Slumdog Millionaire cleaned up at the Oscars. Are awards important to you?
Well… Anybody who tells you they don’t dream about that stuff is lying. Because everybody does. It’s great for all of us, ego-wise. But more importantly, it’s wonderful for the film.
Were you trying to show people a side of India they haven’t seen before?
A bit like the title really, India has got contradictory elements. It’s got the most incredibly povery, cruelty, violence. And also the most extraordinary transcendental generosity. It’s the city of dreams. But as a British filmmaker, I wanted to root it in reality.
What did people think about the film?
They were shocked. They were astonished that I would want to go to the slums to film. Because they don’t really go there! Because they can build a slum! There’s no shit in the ones they build. Where as in the real slums, there’s no toilets. So people shit on the ground. So they didn’t like that much…
Did it help that you had a European point of view?
I’d never been there before, so in one sense you feel very unqualified, but in another sense it’s quite good. Because sometime, cities, it’s good to have a stranger who’s not been there before, turn up. And you do go, ‘Oh my God!’ The people who live there tend to blinker themselves a bit. If you embrace the contradictions that happen there, you will learn about life, about yourself and about filmmaking.
Do you think people will be surprised by how brutal Slumdog is?
The brutality is all there. Although you don’t see anything, it’s all implied. Because it originally meant to be a PG-13 in America, And it got an R certificate because of its intensity. But you know, what can you do?
What shocked you while you were in India?
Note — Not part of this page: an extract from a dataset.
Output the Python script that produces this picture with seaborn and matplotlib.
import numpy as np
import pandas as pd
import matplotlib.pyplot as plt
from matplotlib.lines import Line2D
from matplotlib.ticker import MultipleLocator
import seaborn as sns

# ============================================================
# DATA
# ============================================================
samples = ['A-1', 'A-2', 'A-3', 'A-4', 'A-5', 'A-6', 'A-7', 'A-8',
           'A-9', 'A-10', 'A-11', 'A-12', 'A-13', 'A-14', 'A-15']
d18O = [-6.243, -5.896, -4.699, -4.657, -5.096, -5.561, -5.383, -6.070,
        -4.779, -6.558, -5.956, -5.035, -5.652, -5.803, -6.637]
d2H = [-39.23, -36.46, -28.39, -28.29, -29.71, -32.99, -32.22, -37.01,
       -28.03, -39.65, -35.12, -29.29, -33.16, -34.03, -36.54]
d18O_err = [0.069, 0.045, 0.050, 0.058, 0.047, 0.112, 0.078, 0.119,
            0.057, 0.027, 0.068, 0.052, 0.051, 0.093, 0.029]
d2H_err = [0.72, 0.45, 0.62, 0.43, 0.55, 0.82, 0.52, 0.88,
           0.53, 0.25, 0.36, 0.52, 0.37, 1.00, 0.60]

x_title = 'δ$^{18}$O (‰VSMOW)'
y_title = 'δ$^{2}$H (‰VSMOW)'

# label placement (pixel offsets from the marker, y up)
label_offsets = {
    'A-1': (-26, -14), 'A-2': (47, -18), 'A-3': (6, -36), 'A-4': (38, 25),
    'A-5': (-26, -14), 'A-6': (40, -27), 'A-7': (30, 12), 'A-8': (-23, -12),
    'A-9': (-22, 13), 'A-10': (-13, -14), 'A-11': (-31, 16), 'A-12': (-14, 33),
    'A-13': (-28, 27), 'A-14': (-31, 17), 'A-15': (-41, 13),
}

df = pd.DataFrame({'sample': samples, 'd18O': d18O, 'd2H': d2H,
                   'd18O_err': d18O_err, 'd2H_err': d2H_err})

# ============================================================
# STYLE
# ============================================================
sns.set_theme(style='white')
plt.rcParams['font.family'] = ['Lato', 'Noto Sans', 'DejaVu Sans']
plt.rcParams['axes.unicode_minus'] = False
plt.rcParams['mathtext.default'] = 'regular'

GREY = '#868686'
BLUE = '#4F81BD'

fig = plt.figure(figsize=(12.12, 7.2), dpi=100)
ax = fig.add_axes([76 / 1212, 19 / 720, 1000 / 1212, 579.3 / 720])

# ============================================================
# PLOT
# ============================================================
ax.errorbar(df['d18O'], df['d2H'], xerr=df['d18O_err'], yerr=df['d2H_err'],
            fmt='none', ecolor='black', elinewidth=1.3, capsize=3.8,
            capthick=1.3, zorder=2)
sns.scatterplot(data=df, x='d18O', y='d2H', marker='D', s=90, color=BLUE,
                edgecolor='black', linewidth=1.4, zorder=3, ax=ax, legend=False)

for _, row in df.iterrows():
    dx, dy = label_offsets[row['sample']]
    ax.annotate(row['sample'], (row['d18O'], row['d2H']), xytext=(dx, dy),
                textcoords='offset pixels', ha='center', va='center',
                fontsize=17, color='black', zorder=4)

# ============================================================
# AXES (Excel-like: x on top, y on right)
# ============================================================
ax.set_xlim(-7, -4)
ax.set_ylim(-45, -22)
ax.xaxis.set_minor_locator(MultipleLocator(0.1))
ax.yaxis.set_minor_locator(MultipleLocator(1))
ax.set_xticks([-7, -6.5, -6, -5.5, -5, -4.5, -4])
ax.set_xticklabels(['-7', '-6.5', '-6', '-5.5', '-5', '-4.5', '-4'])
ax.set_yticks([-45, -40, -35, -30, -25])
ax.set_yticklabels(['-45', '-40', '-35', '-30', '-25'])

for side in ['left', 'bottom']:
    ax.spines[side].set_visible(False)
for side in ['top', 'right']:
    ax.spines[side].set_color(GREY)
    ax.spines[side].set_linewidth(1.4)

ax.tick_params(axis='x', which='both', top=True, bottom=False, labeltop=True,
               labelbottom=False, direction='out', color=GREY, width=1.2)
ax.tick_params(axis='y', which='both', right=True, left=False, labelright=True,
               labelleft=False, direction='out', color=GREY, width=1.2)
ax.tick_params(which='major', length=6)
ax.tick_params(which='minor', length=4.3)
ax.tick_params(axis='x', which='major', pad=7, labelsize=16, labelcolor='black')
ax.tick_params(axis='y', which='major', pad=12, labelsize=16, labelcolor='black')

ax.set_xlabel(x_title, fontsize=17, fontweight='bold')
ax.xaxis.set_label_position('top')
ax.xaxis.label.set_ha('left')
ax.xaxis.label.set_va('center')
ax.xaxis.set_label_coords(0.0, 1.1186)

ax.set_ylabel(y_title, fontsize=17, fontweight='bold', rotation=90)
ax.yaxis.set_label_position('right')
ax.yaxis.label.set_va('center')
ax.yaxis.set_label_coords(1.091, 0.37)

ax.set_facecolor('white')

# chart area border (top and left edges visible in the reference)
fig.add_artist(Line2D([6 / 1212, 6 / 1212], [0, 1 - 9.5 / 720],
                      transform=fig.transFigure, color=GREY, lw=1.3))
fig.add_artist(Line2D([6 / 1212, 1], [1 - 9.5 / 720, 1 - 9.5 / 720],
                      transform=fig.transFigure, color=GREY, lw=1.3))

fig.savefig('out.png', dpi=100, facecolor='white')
You do see stuff there that is very shocking. Stuff that makes you think, ‘Oh… my… God.’ For instance, there was a guy outside our hotel. Every day he was there. And this guy had had his hands cut off. Both his hands had been cut off. Deliberately. You could see. It’s not an industrial accident. He’s a beggar. He’s a lifetime beggar.
Did you give him money?
All you want to do when you see that is, you want to do what the American does in the film, is you want to give him $100 straight away. In fact, the $100 goes straight to the gangster who runs that street corner. And it’s confirmation to the gangster that this technique works. Chopping his hands off. So he’ll do it to someone else, because it works. You have to somehow accept it.
Did that inspire some of the scenes in the film?
Yes, you do have to put it in the film, because I wanted the film to be a full picture of the town. And then a Bollywood dance is at the end. Because that is very much part of the city’s life. This terrible side and this wonderful side are together.
How different is your film to Bollywood movies?
Bollywood doesn’t really bother about that. It’s more interested in the dreaming, the fantasy part of it. Anil Kapur, who plays the host of the show, is a big Bollywood star. And he said to me, he didn’t think it was quite extreme enough for India’s mainstream audience. For them, it’d be more extreme: they would be more coincidences, more melodrama , more hysterical.
How did you shoot on the streets?
We shot with small digital cameras, which gave us a kind of flexibility in busy areas and in the slum areas and places like that, because they’re very narrow and very congested so it gives you an advantage in those places.
Was it tough to track down the right actors?
We cast for about five months. The only one I couldn’t find was Dev, the lead actor. Because everyone I met there was like bodybuilders. To be a young actor in Bollywood, you’re buff. You’re built. It’s the bodies – they don’t look like human beings. They just look like male models. Their heads actually look quite small because they only kids really! And again, Bollywood’s not bothered about that: they want the shirt to come off in the Swiss Alps music sequence!
So how did you find Dev Patel?
I wanted a loser. What’s interesting about Jamal is his determination. His strength is hidden inside. My daughter said, ‘There’s this guy in Skins you should see.’ I met him and he was great. It was him. And in India, they go, ‘Well, that’s an example of destiny. You searched the whole world for your lead actor and he lives next door to you. That’s destiny.
What have you learned about making films in faraway countries?
Well, I’d made a big mistake on The Beach. I took hundreds of crew. I was like a James Bond movie going there. You’re just an invading army! You haven’t got machineguns or artillery. But you might as well have, because you just flatten everything in your path. So I would take nothing, that would be my lesson. Take very little.
Did you learn much of the language?
Oh, yes. You’ve got to learn a bit of the language. The most beautiful one in India is “Dil Se”, which means “From the heart”. It’s really very tender, a very beautiful phrase. Not very useful in bars! But people love that.